Exercise goal: In the lines below, output everything from the first line through the line containing "t_mit = [52, 71, 81, 75, 63, 56]" exactly as it is. Pictures are not part of the output.

## Start Data provided

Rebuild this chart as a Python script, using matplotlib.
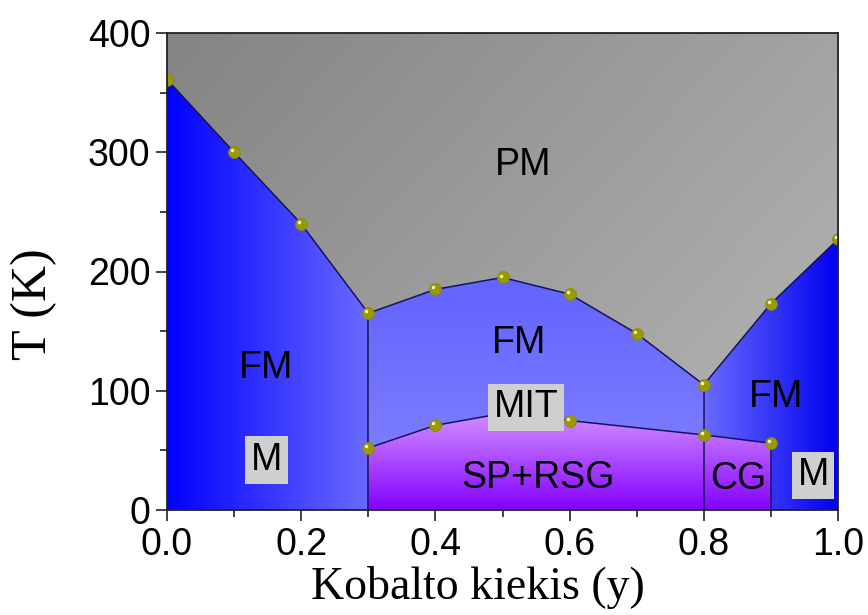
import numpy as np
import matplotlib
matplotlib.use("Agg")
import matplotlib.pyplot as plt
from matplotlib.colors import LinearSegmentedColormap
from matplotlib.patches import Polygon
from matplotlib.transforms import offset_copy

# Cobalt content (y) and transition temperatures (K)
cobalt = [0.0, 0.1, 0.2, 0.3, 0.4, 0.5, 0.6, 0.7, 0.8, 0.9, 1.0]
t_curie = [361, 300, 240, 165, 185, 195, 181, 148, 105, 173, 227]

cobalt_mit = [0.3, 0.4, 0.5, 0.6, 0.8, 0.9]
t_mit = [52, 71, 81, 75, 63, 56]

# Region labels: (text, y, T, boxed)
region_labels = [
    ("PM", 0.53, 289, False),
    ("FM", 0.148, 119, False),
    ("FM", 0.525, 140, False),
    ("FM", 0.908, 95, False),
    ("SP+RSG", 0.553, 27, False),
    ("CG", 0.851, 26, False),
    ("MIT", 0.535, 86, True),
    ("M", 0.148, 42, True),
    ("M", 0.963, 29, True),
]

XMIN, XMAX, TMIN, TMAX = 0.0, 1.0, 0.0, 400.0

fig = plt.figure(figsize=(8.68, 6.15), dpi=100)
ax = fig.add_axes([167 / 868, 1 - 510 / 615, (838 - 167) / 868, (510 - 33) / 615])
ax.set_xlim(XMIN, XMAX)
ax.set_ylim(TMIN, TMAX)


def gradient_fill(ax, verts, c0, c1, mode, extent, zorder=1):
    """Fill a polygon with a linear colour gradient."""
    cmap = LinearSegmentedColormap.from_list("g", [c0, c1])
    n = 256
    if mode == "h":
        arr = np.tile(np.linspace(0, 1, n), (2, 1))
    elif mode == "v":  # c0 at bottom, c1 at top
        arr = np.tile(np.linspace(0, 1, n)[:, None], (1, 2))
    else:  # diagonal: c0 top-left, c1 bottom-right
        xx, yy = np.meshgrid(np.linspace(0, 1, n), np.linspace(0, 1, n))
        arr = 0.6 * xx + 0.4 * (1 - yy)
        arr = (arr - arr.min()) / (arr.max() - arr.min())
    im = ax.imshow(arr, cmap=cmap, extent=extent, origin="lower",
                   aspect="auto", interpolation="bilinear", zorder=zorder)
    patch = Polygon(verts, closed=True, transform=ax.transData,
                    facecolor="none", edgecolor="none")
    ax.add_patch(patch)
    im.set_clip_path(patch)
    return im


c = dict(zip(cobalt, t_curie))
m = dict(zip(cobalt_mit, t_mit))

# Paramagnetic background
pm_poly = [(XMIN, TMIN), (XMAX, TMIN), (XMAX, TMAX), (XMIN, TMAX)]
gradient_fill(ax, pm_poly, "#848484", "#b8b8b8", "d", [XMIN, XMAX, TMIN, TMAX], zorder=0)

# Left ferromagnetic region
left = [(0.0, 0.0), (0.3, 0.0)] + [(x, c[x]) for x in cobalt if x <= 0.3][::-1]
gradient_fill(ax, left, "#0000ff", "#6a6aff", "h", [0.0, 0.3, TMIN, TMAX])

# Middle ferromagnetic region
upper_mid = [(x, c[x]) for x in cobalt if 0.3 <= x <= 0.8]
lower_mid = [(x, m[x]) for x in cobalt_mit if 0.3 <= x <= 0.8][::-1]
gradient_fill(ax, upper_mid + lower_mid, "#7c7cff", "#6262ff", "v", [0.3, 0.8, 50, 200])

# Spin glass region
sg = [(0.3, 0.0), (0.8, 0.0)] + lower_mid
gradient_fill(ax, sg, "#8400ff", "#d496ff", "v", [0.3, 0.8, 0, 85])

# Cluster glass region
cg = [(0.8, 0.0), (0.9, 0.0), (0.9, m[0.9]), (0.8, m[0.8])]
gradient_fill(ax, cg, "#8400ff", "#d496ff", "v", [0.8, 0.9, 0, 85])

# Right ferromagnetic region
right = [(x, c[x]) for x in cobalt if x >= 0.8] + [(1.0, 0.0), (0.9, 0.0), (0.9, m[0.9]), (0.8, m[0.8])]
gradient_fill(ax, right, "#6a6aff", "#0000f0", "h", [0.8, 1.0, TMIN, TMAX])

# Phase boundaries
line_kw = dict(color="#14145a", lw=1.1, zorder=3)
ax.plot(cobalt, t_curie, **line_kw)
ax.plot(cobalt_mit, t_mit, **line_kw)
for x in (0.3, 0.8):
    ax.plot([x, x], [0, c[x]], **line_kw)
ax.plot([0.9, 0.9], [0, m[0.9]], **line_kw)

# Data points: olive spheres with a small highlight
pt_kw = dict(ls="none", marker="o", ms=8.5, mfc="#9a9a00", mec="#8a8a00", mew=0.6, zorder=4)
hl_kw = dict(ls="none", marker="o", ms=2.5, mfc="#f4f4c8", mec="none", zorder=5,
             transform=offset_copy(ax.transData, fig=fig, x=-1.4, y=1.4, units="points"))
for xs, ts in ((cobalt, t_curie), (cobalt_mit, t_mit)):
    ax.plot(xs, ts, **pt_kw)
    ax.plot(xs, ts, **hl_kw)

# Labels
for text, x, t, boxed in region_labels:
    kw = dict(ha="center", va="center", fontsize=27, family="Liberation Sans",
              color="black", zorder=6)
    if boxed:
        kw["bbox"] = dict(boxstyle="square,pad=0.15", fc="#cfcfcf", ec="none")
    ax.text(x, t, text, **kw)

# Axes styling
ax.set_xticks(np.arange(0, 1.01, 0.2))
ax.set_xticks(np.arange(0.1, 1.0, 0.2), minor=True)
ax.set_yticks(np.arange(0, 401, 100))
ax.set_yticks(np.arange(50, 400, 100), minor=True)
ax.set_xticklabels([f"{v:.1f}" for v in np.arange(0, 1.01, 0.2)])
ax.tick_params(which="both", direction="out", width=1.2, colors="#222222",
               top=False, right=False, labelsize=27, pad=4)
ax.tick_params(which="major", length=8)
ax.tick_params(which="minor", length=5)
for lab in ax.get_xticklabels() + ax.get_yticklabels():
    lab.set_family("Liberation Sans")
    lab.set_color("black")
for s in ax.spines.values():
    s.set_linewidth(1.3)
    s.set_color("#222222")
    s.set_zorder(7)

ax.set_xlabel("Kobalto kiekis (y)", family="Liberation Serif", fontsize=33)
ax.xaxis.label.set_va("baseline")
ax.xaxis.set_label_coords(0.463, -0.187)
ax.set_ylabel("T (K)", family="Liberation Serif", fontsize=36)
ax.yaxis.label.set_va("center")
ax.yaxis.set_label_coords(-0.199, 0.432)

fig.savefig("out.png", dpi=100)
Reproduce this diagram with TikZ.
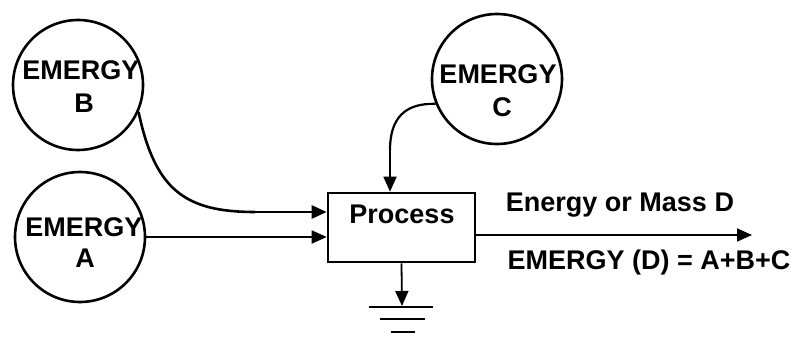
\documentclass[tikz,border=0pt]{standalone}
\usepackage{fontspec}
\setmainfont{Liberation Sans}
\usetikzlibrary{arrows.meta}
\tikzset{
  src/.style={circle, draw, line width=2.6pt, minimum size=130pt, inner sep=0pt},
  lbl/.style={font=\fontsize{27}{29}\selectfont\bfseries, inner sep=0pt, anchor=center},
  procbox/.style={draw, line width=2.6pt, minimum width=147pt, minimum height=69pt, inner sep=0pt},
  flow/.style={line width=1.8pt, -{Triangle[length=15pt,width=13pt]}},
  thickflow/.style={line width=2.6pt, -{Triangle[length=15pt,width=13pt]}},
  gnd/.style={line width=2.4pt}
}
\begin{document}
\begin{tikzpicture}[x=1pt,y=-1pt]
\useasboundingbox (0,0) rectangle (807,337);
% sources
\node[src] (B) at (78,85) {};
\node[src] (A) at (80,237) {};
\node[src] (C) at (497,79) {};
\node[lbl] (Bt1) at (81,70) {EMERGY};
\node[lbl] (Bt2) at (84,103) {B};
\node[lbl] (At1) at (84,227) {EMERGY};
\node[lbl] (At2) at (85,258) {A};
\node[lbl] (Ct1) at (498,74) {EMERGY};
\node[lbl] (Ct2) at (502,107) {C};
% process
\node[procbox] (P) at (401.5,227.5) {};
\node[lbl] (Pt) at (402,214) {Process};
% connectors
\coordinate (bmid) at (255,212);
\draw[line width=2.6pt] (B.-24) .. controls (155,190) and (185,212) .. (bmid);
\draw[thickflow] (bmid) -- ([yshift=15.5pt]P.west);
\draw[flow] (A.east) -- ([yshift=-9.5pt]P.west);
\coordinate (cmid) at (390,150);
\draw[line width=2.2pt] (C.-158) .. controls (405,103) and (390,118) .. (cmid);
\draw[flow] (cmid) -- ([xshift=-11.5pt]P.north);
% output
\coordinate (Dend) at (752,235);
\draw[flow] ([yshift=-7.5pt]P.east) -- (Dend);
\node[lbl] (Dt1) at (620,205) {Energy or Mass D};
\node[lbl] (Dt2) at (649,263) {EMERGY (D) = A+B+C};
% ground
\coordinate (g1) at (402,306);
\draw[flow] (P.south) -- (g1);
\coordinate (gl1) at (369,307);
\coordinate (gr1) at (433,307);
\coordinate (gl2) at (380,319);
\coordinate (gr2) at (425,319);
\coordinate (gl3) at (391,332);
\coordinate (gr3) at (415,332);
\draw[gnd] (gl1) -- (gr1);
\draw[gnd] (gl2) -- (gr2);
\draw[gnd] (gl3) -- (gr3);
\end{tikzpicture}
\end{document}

## End Data provided

The solution:
Rebuild this chart as a Python script, using matplotlib.
import numpy as np
import matplotlib
matplotlib.use("Agg")
import matplotlib.pyplot as plt
from matplotlib.colors import LinearSegmentedColormap
from matplotlib.patches import Polygon
from matplotlib.transforms import offset_copy

# Cobalt content (y) and transition temperatures (K)
cobalt = [0.0, 0.1, 0.2, 0.3, 0.4, 0.5, 0.6, 0.7, 0.8, 0.9, 1.0]
t_curie = [361, 300, 240, 165, 185, 195, 181, 148, 105, 173, 227]

cobalt_mit = [0.3, 0.4, 0.5, 0.6, 0.8, 0.9]
t_mit = [52, 71, 81, 75, 63, 56]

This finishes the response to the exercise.